Source excerpt:

--- begin ---

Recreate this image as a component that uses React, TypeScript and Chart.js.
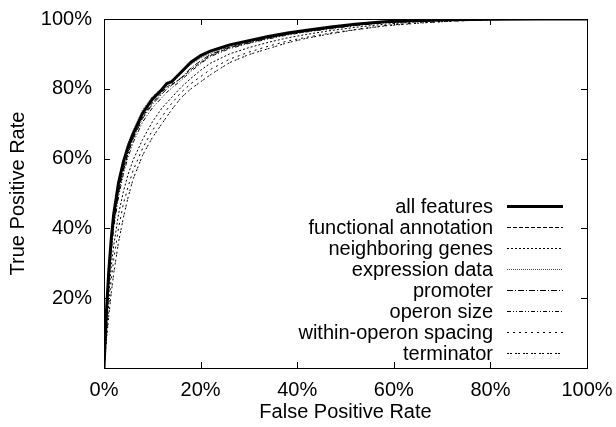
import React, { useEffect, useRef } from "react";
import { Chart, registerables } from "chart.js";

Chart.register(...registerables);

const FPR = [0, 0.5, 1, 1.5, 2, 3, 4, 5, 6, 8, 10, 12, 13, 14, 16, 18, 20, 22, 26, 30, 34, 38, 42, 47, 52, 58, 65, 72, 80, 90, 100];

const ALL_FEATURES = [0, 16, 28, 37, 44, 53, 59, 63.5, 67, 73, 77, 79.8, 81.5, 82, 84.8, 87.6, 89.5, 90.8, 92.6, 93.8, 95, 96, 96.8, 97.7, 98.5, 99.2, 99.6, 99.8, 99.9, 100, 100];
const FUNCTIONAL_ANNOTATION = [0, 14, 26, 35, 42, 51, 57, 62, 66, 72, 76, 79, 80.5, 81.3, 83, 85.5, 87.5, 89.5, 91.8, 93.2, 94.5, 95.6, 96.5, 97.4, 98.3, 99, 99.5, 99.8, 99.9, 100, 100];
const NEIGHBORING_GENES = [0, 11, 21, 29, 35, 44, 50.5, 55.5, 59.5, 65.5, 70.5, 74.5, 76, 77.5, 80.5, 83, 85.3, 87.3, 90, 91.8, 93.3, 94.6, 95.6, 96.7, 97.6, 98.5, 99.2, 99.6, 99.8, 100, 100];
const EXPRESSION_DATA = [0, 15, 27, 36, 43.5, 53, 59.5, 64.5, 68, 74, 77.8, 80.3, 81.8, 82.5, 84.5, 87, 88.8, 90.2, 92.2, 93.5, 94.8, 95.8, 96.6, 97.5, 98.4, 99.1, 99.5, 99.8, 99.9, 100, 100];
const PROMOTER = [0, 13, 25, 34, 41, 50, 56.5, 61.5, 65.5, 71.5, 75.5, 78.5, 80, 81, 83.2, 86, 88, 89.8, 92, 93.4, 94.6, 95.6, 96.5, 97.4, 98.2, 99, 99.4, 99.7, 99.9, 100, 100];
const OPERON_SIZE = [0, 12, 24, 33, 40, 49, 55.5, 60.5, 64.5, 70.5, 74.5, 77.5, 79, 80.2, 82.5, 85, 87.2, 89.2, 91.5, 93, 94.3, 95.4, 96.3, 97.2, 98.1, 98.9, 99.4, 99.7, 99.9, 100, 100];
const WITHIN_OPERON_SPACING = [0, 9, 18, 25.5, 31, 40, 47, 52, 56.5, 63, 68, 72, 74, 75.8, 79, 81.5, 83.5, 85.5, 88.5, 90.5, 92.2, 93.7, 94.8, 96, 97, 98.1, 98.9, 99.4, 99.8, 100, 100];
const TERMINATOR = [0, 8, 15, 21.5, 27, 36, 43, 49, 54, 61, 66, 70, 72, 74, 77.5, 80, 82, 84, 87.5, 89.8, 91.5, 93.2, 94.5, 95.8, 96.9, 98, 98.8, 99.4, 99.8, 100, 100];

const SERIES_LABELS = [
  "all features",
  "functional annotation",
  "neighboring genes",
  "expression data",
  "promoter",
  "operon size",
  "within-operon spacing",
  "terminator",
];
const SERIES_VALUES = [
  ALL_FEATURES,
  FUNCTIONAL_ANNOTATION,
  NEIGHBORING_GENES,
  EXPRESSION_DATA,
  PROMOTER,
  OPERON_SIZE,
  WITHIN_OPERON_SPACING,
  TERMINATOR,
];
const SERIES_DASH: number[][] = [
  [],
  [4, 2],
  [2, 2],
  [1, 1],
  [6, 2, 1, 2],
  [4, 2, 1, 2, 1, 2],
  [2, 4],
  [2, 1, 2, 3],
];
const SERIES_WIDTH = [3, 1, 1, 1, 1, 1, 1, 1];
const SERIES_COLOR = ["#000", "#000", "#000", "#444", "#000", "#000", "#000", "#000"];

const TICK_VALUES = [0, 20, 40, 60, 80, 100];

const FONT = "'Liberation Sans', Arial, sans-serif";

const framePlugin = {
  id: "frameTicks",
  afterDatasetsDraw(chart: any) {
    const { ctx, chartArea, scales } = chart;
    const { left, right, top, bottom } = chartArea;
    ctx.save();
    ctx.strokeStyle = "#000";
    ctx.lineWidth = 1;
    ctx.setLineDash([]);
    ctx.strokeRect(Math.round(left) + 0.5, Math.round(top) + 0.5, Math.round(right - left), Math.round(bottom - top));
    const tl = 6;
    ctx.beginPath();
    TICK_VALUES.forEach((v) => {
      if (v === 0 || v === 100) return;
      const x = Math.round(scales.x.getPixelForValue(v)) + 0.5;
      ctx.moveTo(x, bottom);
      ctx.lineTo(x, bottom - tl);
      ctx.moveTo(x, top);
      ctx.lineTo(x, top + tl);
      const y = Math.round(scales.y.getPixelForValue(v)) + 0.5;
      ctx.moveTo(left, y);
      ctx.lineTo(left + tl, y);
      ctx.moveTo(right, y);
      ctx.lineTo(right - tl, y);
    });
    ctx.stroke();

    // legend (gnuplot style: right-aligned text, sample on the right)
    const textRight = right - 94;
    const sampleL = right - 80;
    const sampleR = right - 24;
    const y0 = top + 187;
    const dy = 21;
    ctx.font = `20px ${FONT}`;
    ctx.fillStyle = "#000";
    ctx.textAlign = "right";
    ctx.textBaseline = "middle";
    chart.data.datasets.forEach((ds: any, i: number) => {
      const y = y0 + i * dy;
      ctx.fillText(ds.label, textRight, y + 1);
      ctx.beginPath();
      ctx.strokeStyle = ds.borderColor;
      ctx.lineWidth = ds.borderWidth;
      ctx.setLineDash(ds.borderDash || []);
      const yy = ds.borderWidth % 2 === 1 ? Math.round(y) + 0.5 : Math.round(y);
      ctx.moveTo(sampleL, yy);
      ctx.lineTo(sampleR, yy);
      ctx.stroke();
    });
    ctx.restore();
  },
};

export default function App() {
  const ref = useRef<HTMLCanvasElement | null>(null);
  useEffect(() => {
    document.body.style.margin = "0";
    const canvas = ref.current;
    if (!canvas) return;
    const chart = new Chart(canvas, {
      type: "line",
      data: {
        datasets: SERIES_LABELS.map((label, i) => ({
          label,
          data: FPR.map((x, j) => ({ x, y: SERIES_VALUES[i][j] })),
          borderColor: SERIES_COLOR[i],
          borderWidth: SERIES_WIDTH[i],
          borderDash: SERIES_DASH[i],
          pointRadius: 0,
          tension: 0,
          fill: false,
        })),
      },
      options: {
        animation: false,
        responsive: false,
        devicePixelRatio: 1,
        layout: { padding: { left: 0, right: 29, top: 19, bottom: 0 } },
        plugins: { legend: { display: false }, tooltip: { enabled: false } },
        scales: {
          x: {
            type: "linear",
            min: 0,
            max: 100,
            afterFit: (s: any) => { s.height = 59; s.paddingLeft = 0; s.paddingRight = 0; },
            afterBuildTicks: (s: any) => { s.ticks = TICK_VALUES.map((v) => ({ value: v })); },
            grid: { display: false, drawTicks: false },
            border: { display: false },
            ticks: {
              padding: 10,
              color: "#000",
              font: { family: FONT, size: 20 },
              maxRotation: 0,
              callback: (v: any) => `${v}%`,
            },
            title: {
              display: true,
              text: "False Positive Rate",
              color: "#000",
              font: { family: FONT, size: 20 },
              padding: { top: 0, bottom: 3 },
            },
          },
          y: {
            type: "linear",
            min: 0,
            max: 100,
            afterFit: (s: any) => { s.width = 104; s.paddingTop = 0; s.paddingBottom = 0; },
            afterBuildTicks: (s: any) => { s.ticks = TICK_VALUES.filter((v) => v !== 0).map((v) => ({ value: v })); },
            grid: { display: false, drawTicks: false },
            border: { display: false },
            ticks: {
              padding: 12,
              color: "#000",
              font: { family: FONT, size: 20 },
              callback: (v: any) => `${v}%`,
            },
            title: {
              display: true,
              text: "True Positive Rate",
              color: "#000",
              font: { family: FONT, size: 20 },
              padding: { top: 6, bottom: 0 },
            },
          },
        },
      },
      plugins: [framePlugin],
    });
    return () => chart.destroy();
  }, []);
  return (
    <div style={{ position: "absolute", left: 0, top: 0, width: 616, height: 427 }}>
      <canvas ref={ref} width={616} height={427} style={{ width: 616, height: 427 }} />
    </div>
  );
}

--- end ---

Task objective:
Go from the first line of the listing to the line holding "80, 90, 100];" and, please, transcribe those lines exactly, both included, with no pictures.

Answer to this exercise:
Recreate this image as a component that uses React, TypeScript and Chart.js.
import React, { useEffect, useRef } from "react";
import { Chart, registerables } from "chart.js";

Chart.register(...registerables);

const FPR = [0, 0.5, 1, 1.5, 2, 3, 4, 5, 6, 8, 10, 12, 13, 14, 16, 18, 20, 22, 26, 30, 34, 38, 42, 47, 52, 58, 65, 72, 80, 90, 100];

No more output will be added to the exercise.